§ DATASET EXCERPT:
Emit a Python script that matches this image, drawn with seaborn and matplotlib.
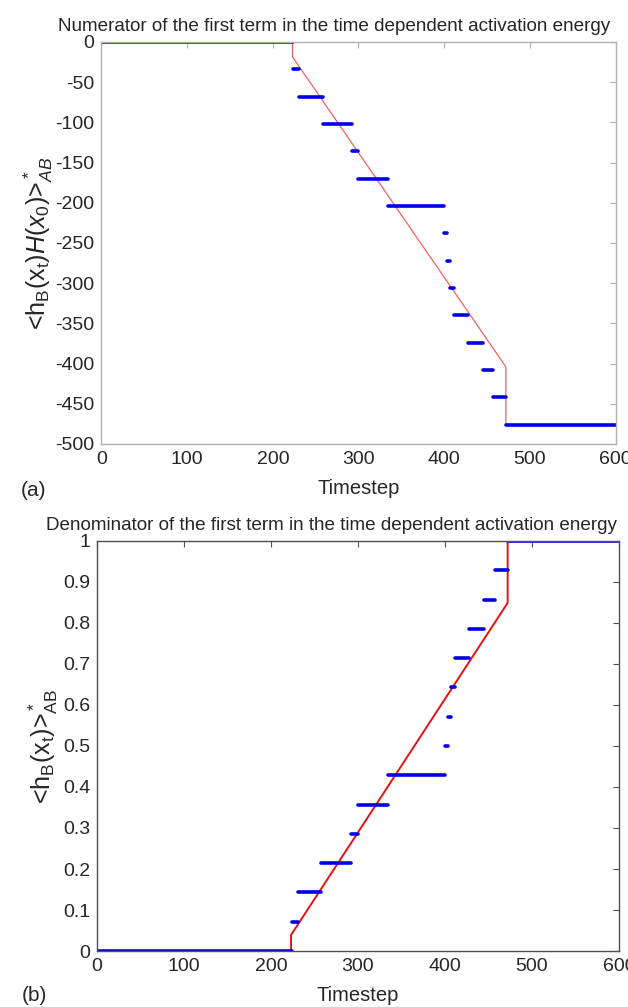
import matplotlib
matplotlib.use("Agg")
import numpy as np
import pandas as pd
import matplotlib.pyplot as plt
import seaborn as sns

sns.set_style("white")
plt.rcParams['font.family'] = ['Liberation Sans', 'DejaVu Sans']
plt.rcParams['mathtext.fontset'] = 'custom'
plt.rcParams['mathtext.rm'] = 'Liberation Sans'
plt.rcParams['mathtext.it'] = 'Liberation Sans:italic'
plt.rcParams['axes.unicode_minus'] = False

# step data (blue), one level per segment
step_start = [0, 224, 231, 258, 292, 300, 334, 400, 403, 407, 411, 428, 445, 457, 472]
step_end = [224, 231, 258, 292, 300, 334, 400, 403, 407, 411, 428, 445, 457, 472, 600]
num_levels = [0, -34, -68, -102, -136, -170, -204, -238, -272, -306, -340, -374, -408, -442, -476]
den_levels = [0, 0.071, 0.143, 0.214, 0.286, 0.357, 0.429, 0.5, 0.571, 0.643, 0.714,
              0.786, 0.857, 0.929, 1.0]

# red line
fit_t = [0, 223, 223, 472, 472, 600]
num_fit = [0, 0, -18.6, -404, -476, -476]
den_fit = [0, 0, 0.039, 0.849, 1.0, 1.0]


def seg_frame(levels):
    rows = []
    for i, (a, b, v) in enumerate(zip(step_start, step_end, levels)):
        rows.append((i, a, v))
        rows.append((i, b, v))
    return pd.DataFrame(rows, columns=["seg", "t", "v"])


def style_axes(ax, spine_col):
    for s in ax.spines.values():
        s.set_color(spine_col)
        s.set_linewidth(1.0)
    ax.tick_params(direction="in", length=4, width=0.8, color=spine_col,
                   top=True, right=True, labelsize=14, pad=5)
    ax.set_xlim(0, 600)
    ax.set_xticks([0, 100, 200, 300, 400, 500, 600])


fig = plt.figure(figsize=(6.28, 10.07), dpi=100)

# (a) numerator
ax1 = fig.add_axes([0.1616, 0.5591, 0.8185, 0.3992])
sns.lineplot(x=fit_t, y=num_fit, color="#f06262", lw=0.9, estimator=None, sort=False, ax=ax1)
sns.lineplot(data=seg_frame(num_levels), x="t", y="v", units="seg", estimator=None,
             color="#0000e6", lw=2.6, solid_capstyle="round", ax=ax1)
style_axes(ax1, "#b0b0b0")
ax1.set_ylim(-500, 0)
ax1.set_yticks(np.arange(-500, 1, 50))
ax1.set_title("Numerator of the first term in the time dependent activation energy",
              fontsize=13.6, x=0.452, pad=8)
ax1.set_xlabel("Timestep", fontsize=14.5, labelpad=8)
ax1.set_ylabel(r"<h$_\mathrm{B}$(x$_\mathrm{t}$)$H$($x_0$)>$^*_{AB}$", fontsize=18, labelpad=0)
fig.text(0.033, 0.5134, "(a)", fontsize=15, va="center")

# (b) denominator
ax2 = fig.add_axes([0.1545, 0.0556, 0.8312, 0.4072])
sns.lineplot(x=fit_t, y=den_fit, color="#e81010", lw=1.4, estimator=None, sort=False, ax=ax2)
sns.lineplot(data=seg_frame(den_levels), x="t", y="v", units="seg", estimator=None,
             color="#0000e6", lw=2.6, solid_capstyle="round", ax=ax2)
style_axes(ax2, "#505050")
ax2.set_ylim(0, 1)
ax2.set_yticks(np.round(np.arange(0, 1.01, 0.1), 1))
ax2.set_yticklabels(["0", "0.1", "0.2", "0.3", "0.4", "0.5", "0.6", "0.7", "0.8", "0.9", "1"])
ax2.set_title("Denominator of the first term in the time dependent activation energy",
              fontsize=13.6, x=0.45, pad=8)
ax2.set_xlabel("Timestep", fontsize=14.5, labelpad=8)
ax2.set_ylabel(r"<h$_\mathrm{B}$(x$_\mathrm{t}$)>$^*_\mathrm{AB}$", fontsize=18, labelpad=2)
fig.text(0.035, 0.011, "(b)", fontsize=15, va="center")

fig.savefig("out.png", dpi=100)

§ REQUIRED WORK: Return the material word for word. Pictures are not part of the copy.

§ EXPECTED ANSWER:
Emit a Python script that matches this image, drawn with seaborn and matplotlib.
import matplotlib
matplotlib.use("Agg")
import numpy as np
import pandas as pd
import matplotlib.pyplot as plt
import seaborn as sns

sns.set_style("white")
plt.rcParams['font.family'] = ['Liberation Sans', 'DejaVu Sans']
plt.rcParams['mathtext.fontset'] = 'custom'
plt.rcParams['mathtext.rm'] = 'Liberation Sans'
plt.rcParams['mathtext.it'] = 'Liberation Sans:italic'
plt.rcParams['axes.unicode_minus'] = False

# step data (blue), one level per segment
step_start = [0, 224, 231, 258, 292, 300, 334, 400, 403, 407, 411, 428, 445, 457, 472]
step_end = [224, 231, 258, 292, 300, 334, 400, 403, 407, 411, 428, 445, 457, 472, 600]
num_levels = [0, -34, -68, -102, -136, -170, -204, -238, -272, -306, -340, -374, -408, -442, -476]
den_levels = [0, 0.071, 0.143, 0.214, 0.286, 0.357, 0.429, 0.5, 0.571, 0.643, 0.714,
              0.786, 0.857, 0.929, 1.0]

# red line
fit_t = [0, 223, 223, 472, 472, 600]
num_fit = [0, 0, -18.6, -404, -476, -476]
den_fit = [0, 0, 0.039, 0.849, 1.0, 1.0]


def seg_frame(levels):
    rows = []
    for i, (a, b, v) in enumerate(zip(step_start, step_end, levels)):
        rows.append((i, a, v))
        rows.append((i, b, v))
    return pd.DataFrame(rows, columns=["seg", "t", "v"])


def style_axes(ax, spine_col):
    for s in ax.spines.values():
        s.set_color(spine_col)
        s.set_linewidth(1.0)
    ax.tick_params(direction="in", length=4, width=0.8, color=spine_col,
                   top=True, right=True, labelsize=14, pad=5)
    ax.set_xlim(0, 600)
    ax.set_xticks([0, 100, 200, 300, 400, 500, 600])


fig = plt.figure(figsize=(6.28, 10.07), dpi=100)

# (a) numerator
ax1 = fig.add_axes([0.1616, 0.5591, 0.8185, 0.3992])
sns.lineplot(x=fit_t, y=num_fit, color="#f06262", lw=0.9, estimator=None, sort=False, ax=ax1)
sns.lineplot(data=seg_frame(num_levels), x="t", y="v", units="seg", estimator=None,
             color="#0000e6", lw=2.6, solid_capstyle="round", ax=ax1)
style_axes(ax1, "#b0b0b0")
ax1.set_ylim(-500, 0)
ax1.set_yticks(np.arange(-500, 1, 50))
ax1.set_title("Numerator of the first term in the time dependent activation energy",
              fontsize=13.6, x=0.452, pad=8)
ax1.set_xlabel("Timestep", fontsize=14.5, labelpad=8)
ax1.set_ylabel(r"<h$_\mathrm{B}$(x$_\mathrm{t}$)$H$($x_0$)>$^*_{AB}$", fontsize=18, labelpad=0)
fig.text(0.033, 0.5134, "(a)", fontsize=15, va="center")

# (b) denominator
ax2 = fig.add_axes([0.1545, 0.0556, 0.8312, 0.4072])
sns.lineplot(x=fit_t, y=den_fit, color="#e81010", lw=1.4, estimator=None, sort=False, ax=ax2)
sns.lineplot(data=seg_frame(den_levels), x="t", y="v", units="seg", estimator=None,
             color="#0000e6", lw=2.6, solid_capstyle="round", ax=ax2)
style_axes(ax2, "#505050")
ax2.set_ylim(0, 1)
ax2.set_yticks(np.round(np.arange(0, 1.01, 0.1), 1))
ax2.set_yticklabels(["0", "0.1", "0.2", "0.3", "0.4", "0.5", "0.6", "0.7", "0.8", "0.9", "1"])
ax2.set_title("Denominator of the first term in the time dependent activation energy",
              fontsize=13.6, x=0.45, pad=8)
ax2.set_xlabel("Timestep", fontsize=14.5, labelpad=8)
ax2.set_ylabel(r"<h$_\mathrm{B}$(x$_\mathrm{t}$)>$^*_\mathrm{AB}$", fontsize=18, labelpad=2)
fig.text(0.035, 0.011, "(b)", fontsize=15, va="center")

fig.savefig("out.png", dpi=100)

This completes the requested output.